Nach «Spuk in Hill House», einer losen Adaption von Shirley Jacksons gleichnamigem Gruselroman, legt Horrorexperte Mike Flanagan («Stephen Kings Doctor Sleeps Erwachen») mit «Spuk in Bly Manor» nun eine freie Neuinterpretation von Henry James‘ berühmter Schauernovelle «Die Drehung der Schraube» als Serie vor.

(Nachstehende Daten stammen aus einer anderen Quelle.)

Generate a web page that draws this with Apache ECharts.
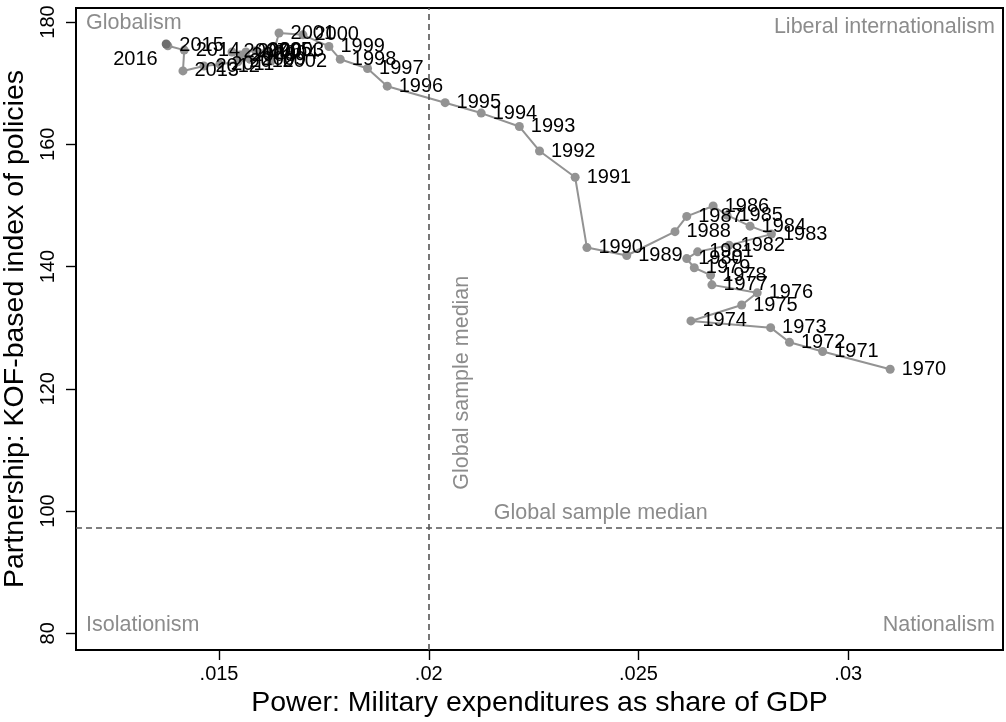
<!DOCTYPE html>
<html>
<head>
<meta charset="utf-8">
<script src="https://cdn.jsdelivr.net/npm/echarts@6/dist/echarts.min.js"></script>
<style>
  html, body { margin: 0; padding: 0; background: #ffffff; }
  #chart { width: 1006px; height: 722px; }
</style>
</head>
<body>
<div id="chart"></div>
<script>
// Yearly trajectory: military spending share of GDP vs. KOF-based partnership index
const years = [1970, 1971, 1972, 1973, 1974, 1975, 1976, 1977, 1978, 1979,
               1980, 1981, 1982, 1983, 1984, 1985, 1986, 1987, 1988, 1989,
               1990, 1991, 1992, 1993, 1994, 1995, 1996, 1997, 1998, 1999,
               2000, 2001, 2002, 2003, 2004, 2005, 2006, 2007, 2008, 2009,
               2010, 2011, 2012, 2013, 2014, 2015, 2016];
const milexShare = [0.03100, 0.02939, 0.02860, 0.02815, 0.02625, 0.02746, 0.02783, 0.02675, 0.02672, 0.02633,
                    0.02615, 0.02641, 0.02716, 0.02817, 0.02766, 0.02711, 0.02678, 0.02615, 0.02587, 0.02472,
                    0.02377, 0.02349, 0.02264, 0.02216, 0.02125, 0.02039, 0.01901, 0.01854, 0.01789, 0.01762,
                    0.01700, 0.01643, 0.01624, 0.01617, 0.01603, 0.01588, 0.01564, 0.01531, 0.01550, 0.01574,
                    0.01545, 0.01502, 0.01464, 0.01414, 0.01417, 0.01378, 0.01374];
const kofIndex = [123.2, 126.1, 127.6, 130.0, 131.1, 133.7, 135.7, 137.0, 138.6, 139.8,
                  141.3, 142.4, 143.5, 145.3, 146.6, 148.4, 149.9, 148.2, 145.7, 141.8,
                  143.1, 154.6, 158.9, 162.9, 165.1, 166.8, 169.5, 172.4, 173.9, 176.0,
                  177.9, 178.2, 173.6, 175.3, 174.8, 175.3, 175.1, 175.1, 174.6, 173.9,
                  173.5, 173.1, 172.8, 172.0, 175.4, 176.1, 176.4];

// Axis ticks and reference lines
const xTicks = [0.015, 0.02, 0.025, 0.03];
const yTicks = [80, 100, 120, 140, 160, 180];
const xRange = [0.01159, 0.03369];
const yRange = [77.27, 182.29];
const medianMilex = 0.02047;
const medianKof = 97.2;
const medianText = 'Global sample median';
const quadrantNames = ['Globalism', 'Liberal internationalism', 'Isolationism', 'Nationalism'];

const FONT = '"Liberation Sans", Arial, Helvetica, sans-serif';
const GRAY_TEXT = '#8c8c8c';
const MARK = '#939393';

const chart = echarts.init(document.getElementById('chart'), null, { renderer: 'canvas' });

const points = years.map(function (yr, i) {
  const item = { value: [milexShare[i], kofIndex[i]] };
  if (yr === 2016) {
    item.itemStyle = { color: '#6e6e6e' };
    item.label = { position: 'left', distance: 4, offset: [0, 15] };
  }
  return item;
});

chart.setOption({
  animation: false,
  backgroundColor: '#ffffff',
  textStyle: { fontFamily: FONT },
  grid: {
    left: 76, right: 3, top: 8, bottom: 72,
    containLabel: false, outerBoundsMode: 'none',
    show: true, borderColor: '#000', borderWidth: 2, backgroundColor: 'transparent'
  },
  xAxis: {
    type: 'value',
    min: xRange[0], max: xRange[1],
    name: 'Power: Military expenditures as share of GDP',
    nameLocation: 'middle', nameGap: 36,
    nameTextStyle: { fontSize: 28.5, color: '#000', fontFamily: FONT },
    axisLine: { show: true, onZero: false, lineStyle: { color: '#000', width: 2 } },
    axisTick: { show: true, length: 10, customValues: xTicks, lineStyle: { color: '#000', width: 1.4 } },
    axisLabel: {
      customValues: xTicks, margin: 14, fontSize: 20, color: '#000', fontFamily: FONT,
      formatter: function (v) { return String(v).replace(/^0\./, '.'); }
    },
    splitLine: { show: false }
  },
  yAxis: {
    type: 'value',
    min: yRange[0], max: yRange[1],
    name: 'Partnership: KOF-based index of policies',
    nameLocation: 'middle', nameGap: 42, nameRotate: 90,
    nameTextStyle: { fontSize: 28.5, color: '#000', fontFamily: FONT },
    axisLine: { show: true, onZero: false, lineStyle: { color: '#000', width: 2 } },
    axisTick: { show: true, length: 10, customValues: yTicks, lineStyle: { color: '#000', width: 1.4 } },
    axisLabel: {
      customValues: yTicks, margin: 18, fontSize: 20, color: '#000', fontFamily: FONT, rotate: 90
    },
    splitLine: { show: false }
  },
  series: [{
    type: 'line',
    data: points,
    symbol: 'circle',
    symbolSize: 9,
    showAllSymbol: true,
    itemStyle: { color: MARK },
    lineStyle: { color: MARK, width: 2 },
    label: {
      show: true, position: 'right', distance: 7,
      fontSize: 20, color: '#000', fontFamily: FONT,
      formatter: function (p) { return String(years[p.dataIndex]); }
    },
    markLine: {
      silent: true,
      symbol: ['none', 'none'],
      label: { show: false },
      lineStyle: { color: '#555', width: 1.6, type: [6, 4] },
      data: [{ xAxis: medianMilex }, { yAxis: medianKof }]
    },
    z: 3
  }]
});

// Quadrant names and reference-line captions, placed through the axis scales
function px(x, y) { return chart.convertToPixel({ gridIndex: 0 }, [x, y]); }
const tl = px(xRange[0], yRange[1]);
const br = px(xRange[1], yRange[0]);
const annoStyle = function (text, align, vAlign) {
  return { text: text, fill: GRAY_TEXT, fontSize: 21.5, fontFamily: FONT, align: align, verticalAlign: vAlign };
};
const vPos = px(medianMilex, 121);
const hPos = px(0.0241, medianKof);
chart.setOption({
  graphic: [
    { type: 'text', x: tl[0] + 10, y: tl[1] + 15, style: annoStyle(quadrantNames[0], 'left', 'middle') },
    { type: 'text', x: br[0] - 8, y: tl[1] + 19, style: annoStyle(quadrantNames[1], 'right', 'middle') },
    { type: 'text', x: tl[0] + 10, y: br[1] - 25, style: annoStyle(quadrantNames[2], 'left', 'middle') },
    { type: 'text', x: br[0] - 8, y: br[1] - 25, style: annoStyle(quadrantNames[3], 'right', 'middle') },
    { type: 'text', x: vPos[0] + 14, y: vPos[1], rotation: Math.PI / 2, style: annoStyle(medianText, 'center', 'middle') },
    { type: 'text', x: hPos[0], y: hPos[1] - 15, style: annoStyle(medianText, 'center', 'middle') }
  ]
});
</script>
</body>
</html>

Serienkritik von Christopher Diekhaus

Erst Anfang 2020 erschien in den US-Kinos mit «The Turning» von Floria Sigismondi eine trotz gelungener atmosphärischer Akzente weitgehend verunglückte Verfilmung der berühmten Henry-James-Erzählung von 1898. In seiner aktuellen Netflix-Serie verneigt sich Mike Flanagan sehr deutlich vor Jack Claytons «The Innocents», der bislang besten Leinwandadaption des literarischen Stoffes, die 1961 das Licht der Welt erblickte. Keineswegs unbeabsichtigt trägt Dani (Victoria Pedretti), die Protagonistin von «Spuk in Bly Manor», ebenfalls den Nachnamen Clayton.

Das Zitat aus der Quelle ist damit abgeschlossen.